### Problem description
Write out every line below that includes the word "this".

····················

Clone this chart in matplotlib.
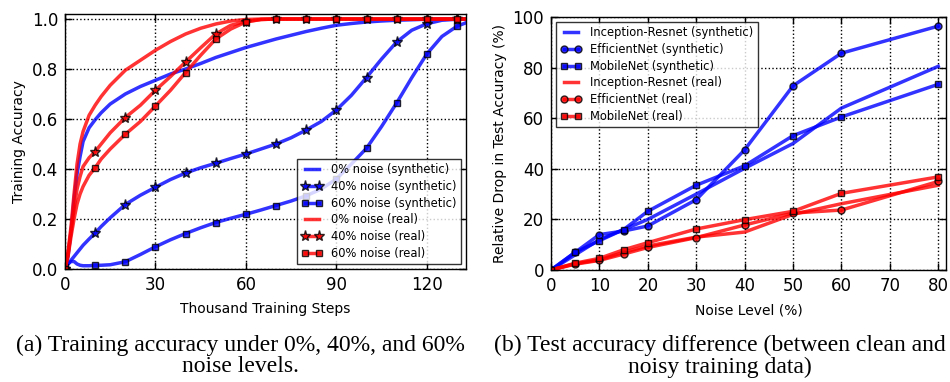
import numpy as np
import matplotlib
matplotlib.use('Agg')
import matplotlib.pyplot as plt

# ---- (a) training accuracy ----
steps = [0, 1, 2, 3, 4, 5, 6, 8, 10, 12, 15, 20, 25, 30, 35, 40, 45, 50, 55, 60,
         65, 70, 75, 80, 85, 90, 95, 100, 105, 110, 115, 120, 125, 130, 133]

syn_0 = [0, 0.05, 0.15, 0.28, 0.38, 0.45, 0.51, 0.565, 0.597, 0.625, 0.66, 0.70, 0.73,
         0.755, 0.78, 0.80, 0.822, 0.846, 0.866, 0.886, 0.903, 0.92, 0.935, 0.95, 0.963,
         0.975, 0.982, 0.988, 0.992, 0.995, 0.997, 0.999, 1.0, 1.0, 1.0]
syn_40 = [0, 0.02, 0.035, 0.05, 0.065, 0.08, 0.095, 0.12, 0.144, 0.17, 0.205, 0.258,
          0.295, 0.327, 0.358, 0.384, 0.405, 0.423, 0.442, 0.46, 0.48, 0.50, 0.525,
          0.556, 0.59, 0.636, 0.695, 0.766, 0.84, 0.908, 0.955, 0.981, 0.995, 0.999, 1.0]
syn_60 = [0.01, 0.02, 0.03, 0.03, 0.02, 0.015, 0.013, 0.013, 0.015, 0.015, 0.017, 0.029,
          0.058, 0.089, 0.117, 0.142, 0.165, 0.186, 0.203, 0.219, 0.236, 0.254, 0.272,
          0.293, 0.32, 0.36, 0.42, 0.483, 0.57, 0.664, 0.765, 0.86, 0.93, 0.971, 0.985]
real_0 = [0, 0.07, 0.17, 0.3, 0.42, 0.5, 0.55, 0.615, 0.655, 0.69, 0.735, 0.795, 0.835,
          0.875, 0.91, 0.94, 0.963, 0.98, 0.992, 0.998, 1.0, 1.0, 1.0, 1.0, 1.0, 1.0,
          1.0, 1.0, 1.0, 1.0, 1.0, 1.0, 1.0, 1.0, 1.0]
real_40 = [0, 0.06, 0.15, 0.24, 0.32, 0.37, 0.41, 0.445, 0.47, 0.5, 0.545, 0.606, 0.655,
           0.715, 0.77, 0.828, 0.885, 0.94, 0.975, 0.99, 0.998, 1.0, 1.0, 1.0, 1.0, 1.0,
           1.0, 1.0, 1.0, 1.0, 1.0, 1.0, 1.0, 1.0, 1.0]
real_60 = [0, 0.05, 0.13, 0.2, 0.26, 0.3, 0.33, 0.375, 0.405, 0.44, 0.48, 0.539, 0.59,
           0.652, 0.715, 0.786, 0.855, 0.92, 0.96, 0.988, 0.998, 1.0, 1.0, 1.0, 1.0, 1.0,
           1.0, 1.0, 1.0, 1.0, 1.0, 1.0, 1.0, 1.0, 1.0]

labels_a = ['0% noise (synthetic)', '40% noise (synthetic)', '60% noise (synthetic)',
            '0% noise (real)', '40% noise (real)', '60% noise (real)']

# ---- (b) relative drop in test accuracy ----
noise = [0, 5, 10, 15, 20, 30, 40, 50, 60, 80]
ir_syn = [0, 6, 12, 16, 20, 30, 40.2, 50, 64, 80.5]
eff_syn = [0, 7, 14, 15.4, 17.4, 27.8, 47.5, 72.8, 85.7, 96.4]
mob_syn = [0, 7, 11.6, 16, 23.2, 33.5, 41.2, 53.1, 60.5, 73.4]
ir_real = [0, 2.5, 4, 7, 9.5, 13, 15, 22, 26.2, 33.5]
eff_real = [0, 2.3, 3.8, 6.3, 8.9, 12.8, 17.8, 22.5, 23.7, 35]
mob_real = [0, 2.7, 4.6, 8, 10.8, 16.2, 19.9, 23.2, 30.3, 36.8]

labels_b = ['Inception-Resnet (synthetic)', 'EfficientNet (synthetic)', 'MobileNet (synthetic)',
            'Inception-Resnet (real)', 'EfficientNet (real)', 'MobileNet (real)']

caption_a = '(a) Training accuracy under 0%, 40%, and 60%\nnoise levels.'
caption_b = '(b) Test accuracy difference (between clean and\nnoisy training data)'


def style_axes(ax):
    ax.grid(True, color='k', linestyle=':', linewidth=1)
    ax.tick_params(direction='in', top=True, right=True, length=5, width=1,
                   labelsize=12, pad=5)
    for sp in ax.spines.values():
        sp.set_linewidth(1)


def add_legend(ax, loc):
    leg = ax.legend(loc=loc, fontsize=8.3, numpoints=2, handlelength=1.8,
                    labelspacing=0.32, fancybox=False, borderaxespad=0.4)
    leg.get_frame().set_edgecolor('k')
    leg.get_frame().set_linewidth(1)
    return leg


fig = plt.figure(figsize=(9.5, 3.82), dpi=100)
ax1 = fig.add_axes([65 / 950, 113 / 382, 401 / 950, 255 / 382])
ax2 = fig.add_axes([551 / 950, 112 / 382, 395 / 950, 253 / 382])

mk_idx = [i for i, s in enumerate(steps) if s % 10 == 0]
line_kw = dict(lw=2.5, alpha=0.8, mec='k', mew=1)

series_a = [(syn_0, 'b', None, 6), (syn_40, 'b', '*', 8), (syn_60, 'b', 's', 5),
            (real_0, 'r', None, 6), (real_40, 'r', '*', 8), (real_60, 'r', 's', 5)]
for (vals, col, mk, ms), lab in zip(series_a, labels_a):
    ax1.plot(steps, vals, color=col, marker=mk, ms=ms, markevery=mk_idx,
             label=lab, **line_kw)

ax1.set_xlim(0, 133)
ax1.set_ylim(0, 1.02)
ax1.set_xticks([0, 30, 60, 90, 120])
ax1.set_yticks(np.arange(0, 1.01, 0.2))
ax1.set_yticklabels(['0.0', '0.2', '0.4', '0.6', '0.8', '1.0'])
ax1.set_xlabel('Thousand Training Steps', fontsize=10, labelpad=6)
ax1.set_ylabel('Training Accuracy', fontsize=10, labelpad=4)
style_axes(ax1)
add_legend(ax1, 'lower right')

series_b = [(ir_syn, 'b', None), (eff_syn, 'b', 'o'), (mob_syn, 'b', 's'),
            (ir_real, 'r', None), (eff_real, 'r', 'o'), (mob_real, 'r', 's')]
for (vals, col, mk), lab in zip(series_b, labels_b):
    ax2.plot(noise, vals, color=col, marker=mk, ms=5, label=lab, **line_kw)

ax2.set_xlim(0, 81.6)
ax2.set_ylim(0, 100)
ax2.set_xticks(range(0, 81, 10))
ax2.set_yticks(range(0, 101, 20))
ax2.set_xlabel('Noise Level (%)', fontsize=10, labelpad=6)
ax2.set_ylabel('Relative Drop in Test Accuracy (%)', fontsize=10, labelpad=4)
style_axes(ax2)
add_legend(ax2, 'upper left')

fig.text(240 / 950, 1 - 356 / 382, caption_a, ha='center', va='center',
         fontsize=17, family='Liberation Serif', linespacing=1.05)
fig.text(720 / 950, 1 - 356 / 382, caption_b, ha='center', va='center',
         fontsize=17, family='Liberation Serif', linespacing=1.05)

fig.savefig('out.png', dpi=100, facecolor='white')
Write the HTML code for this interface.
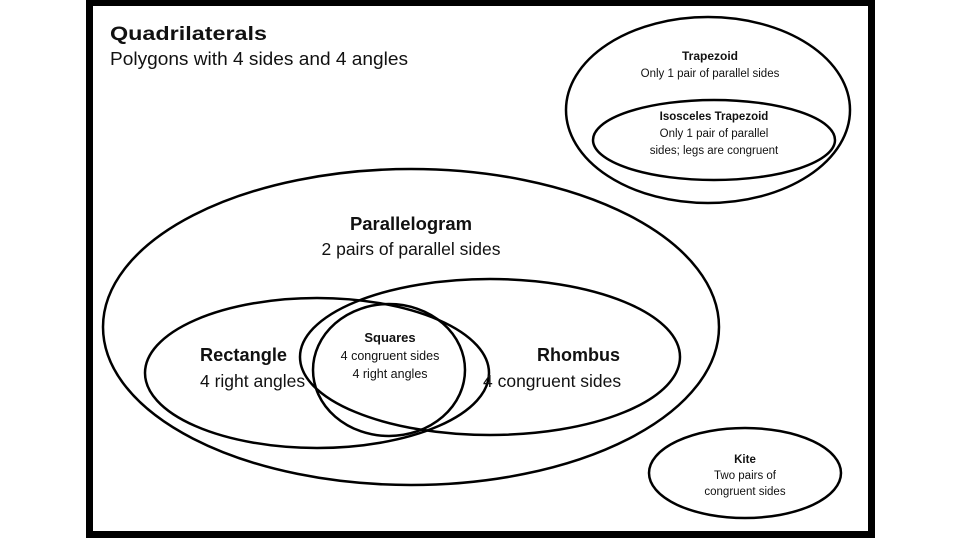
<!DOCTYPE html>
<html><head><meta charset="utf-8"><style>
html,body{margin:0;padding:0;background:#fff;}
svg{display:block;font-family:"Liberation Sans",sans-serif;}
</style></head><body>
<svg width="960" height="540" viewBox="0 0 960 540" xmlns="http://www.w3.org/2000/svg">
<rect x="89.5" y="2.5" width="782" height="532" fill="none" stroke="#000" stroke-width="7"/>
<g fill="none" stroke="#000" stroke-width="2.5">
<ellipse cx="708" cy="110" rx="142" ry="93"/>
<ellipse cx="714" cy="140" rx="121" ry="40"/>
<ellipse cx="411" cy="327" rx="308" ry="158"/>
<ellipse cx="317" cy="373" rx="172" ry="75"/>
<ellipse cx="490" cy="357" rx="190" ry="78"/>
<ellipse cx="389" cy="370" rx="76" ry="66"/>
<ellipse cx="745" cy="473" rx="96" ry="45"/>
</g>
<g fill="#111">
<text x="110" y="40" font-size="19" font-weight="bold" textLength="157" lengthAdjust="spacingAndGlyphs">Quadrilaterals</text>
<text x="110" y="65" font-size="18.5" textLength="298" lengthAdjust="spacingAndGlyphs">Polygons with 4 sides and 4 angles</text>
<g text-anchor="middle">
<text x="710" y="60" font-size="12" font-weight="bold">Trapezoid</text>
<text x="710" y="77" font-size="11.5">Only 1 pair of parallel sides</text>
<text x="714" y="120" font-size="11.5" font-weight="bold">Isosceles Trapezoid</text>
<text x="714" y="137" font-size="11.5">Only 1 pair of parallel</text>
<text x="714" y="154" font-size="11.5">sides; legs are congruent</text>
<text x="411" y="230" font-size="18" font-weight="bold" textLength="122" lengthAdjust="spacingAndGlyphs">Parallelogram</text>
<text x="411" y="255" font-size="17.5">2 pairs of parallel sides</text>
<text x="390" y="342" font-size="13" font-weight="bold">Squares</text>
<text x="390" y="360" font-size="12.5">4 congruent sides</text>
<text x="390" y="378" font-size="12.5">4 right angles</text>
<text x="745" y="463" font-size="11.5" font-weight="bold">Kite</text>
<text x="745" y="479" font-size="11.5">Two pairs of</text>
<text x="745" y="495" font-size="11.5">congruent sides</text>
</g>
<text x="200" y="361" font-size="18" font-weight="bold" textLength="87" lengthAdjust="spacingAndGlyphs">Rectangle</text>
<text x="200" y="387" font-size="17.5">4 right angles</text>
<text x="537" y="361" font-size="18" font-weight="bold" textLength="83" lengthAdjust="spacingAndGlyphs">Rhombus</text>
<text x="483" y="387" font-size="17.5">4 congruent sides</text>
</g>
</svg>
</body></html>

····················

### Result
Clone this chart in matplotlib.
Write the HTML code for this interface.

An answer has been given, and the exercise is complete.